• **Data segment**
######

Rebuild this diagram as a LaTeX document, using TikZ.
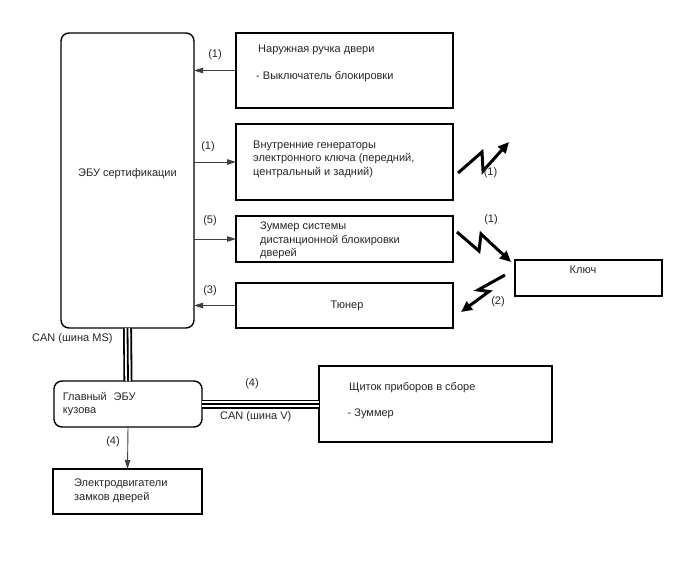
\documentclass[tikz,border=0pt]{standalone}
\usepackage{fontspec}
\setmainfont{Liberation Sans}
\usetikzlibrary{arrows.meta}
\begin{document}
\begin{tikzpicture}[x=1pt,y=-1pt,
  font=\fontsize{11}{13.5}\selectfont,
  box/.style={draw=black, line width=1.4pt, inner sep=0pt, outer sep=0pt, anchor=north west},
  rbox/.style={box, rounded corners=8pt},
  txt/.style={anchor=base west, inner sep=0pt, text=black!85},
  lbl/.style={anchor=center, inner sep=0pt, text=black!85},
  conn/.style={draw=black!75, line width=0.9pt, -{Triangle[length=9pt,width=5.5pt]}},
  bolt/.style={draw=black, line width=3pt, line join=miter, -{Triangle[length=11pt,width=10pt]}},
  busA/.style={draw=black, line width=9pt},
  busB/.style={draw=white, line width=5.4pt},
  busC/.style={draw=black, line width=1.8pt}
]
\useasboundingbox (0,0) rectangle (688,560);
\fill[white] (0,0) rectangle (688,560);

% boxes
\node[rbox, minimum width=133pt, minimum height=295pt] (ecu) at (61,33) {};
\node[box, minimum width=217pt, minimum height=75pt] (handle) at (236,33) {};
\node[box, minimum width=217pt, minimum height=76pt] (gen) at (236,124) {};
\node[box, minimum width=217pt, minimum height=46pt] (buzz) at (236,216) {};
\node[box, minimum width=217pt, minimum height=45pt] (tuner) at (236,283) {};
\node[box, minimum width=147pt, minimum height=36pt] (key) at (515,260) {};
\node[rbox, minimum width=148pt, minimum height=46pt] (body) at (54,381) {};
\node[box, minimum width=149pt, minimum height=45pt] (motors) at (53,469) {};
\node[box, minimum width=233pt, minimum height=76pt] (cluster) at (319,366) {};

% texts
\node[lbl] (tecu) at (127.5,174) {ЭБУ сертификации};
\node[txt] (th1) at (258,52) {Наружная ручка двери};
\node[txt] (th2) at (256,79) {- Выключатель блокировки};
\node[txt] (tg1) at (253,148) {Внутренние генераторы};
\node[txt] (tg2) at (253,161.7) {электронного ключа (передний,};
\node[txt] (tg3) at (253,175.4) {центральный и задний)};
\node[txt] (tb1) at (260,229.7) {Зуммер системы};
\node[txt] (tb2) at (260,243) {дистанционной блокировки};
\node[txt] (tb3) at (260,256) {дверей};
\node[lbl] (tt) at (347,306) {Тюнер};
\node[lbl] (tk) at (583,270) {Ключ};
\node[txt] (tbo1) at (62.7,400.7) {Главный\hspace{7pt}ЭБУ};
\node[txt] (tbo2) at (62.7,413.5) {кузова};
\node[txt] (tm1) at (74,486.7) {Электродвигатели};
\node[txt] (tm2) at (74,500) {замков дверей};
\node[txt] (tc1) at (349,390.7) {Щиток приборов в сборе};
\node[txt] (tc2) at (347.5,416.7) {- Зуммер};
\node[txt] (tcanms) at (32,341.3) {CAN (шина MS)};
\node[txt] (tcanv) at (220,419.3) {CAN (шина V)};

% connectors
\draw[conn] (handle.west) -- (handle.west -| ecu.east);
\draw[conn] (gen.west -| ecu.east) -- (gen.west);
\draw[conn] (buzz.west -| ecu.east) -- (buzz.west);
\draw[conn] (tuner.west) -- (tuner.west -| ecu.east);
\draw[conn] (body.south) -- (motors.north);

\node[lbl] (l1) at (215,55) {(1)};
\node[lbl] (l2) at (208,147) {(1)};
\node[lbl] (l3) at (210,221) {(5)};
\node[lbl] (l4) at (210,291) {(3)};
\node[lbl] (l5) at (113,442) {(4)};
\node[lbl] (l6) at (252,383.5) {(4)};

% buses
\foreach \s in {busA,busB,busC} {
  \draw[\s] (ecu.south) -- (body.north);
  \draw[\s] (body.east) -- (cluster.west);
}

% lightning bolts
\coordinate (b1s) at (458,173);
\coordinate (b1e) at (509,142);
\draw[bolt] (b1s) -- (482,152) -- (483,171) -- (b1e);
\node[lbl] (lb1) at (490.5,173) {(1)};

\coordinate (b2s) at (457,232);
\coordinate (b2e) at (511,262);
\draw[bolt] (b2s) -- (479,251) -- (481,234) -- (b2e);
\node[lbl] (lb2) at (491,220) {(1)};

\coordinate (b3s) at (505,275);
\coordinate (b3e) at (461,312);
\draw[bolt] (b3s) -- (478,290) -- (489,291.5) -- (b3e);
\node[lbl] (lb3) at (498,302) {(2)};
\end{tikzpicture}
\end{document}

######

Without the pictures, write out the whole listing above exactly as it appears.

• **Answer**
Rebuild this diagram as a LaTeX document, using TikZ.
\documentclass[tikz,border=0pt]{standalone}
\usepackage{fontspec}
\setmainfont{Liberation Sans}
\usetikzlibrary{arrows.meta}
\begin{document}
\begin{tikzpicture}[x=1pt,y=-1pt,
  font=\fontsize{11}{13.5}\selectfont,
  box/.style={draw=black, line width=1.4pt, inner sep=0pt, outer sep=0pt, anchor=north west},
  rbox/.style={box, rounded corners=8pt},
  txt/.style={anchor=base west, inner sep=0pt, text=black!85},
  lbl/.style={anchor=center, inner sep=0pt, text=black!85},
  conn/.style={draw=black!75, line width=0.9pt, -{Triangle[length=9pt,width=5.5pt]}},
  bolt/.style={draw=black, line width=3pt, line join=miter, -{Triangle[length=11pt,width=10pt]}},
  busA/.style={draw=black, line width=9pt},
  busB/.style={draw=white, line width=5.4pt},
  busC/.style={draw=black, line width=1.8pt}
]
\useasboundingbox (0,0) rectangle (688,560);
\fill[white] (0,0) rectangle (688,560);

% boxes
\node[rbox, minimum width=133pt, minimum height=295pt] (ecu) at (61,33) {};
\node[box, minimum width=217pt, minimum height=75pt] (handle) at (236,33) {};
\node[box, minimum width=217pt, minimum height=76pt] (gen) at (236,124) {};
\node[box, minimum width=217pt, minimum height=46pt] (buzz) at (236,216) {};
\node[box, minimum width=217pt, minimum height=45pt] (tuner) at (236,283) {};
\node[box, minimum width=147pt, minimum height=36pt] (key) at (515,260) {};
\node[rbox, minimum width=148pt, minimum height=46pt] (body) at (54,381) {};
\node[box, minimum width=149pt, minimum height=45pt] (motors) at (53,469) {};
\node[box, minimum width=233pt, minimum height=76pt] (cluster) at (319,366) {};

% texts
\node[lbl] (tecu) at (127.5,174) {ЭБУ сертификации};
\node[txt] (th1) at (258,52) {Наружная ручка двери};
\node[txt] (th2) at (256,79) {- Выключатель блокировки};
\node[txt] (tg1) at (253,148) {Внутренние генераторы};
\node[txt] (tg2) at (253,161.7) {электронного ключа (передний,};
\node[txt] (tg3) at (253,175.4) {центральный и задний)};
\node[txt] (tb1) at (260,229.7) {Зуммер системы};
\node[txt] (tb2) at (260,243) {дистанционной блокировки};
\node[txt] (tb3) at (260,256) {дверей};
\node[lbl] (tt) at (347,306) {Тюнер};
\node[lbl] (tk) at (583,270) {Ключ};
\node[txt] (tbo1) at (62.7,400.7) {Главный\hspace{7pt}ЭБУ};
\node[txt] (tbo2) at (62.7,413.5) {кузова};
\node[txt] (tm1) at (74,486.7) {Электродвигатели};
\node[txt] (tm2) at (74,500) {замков дверей};
\node[txt] (tc1) at (349,390.7) {Щиток приборов в сборе};
\node[txt] (tc2) at (347.5,416.7) {- Зуммер};
\node[txt] (tcanms) at (32,341.3) {CAN (шина MS)};
\node[txt] (tcanv) at (220,419.3) {CAN (шина V)};

% connectors
\draw[conn] (handle.west) -- (handle.west -| ecu.east);
\draw[conn] (gen.west -| ecu.east) -- (gen.west);
\draw[conn] (buzz.west -| ecu.east) -- (buzz.west);
\draw[conn] (tuner.west) -- (tuner.west -| ecu.east);
\draw[conn] (body.south) -- (motors.north);

\node[lbl] (l1) at (215,55) {(1)};
\node[lbl] (l2) at (208,147) {(1)};
\node[lbl] (l3) at (210,221) {(5)};
\node[lbl] (l4) at (210,291) {(3)};
\node[lbl] (l5) at (113,442) {(4)};
\node[lbl] (l6) at (252,383.5) {(4)};

% buses
\foreach \s in {busA,busB,busC} {
  \draw[\s] (ecu.south) -- (body.north);
  \draw[\s] (body.east) -- (cluster.west);
}

% lightning bolts
\coordinate (b1s) at (458,173);
\coordinate (b1e) at (509,142);
\draw[bolt] (b1s) -- (482,152) -- (483,171) -- (b1e);
\node[lbl] (lb1) at (490.5,173) {(1)};

\coordinate (b2s) at (457,232);
\coordinate (b2e) at (511,262);
\draw[bolt] (b2s) -- (479,251) -- (481,234) -- (b2e);
\node[lbl] (lb2) at (491,220) {(1)};

\coordinate (b3s) at (505,275);
\coordinate (b3e) at (461,312);
\draw[bolt] (b3s) -- (478,290) -- (489,291.5) -- (b3e);
\node[lbl] (lb3) at (498,302) {(2)};
\end{tikzpicture}
\end{document}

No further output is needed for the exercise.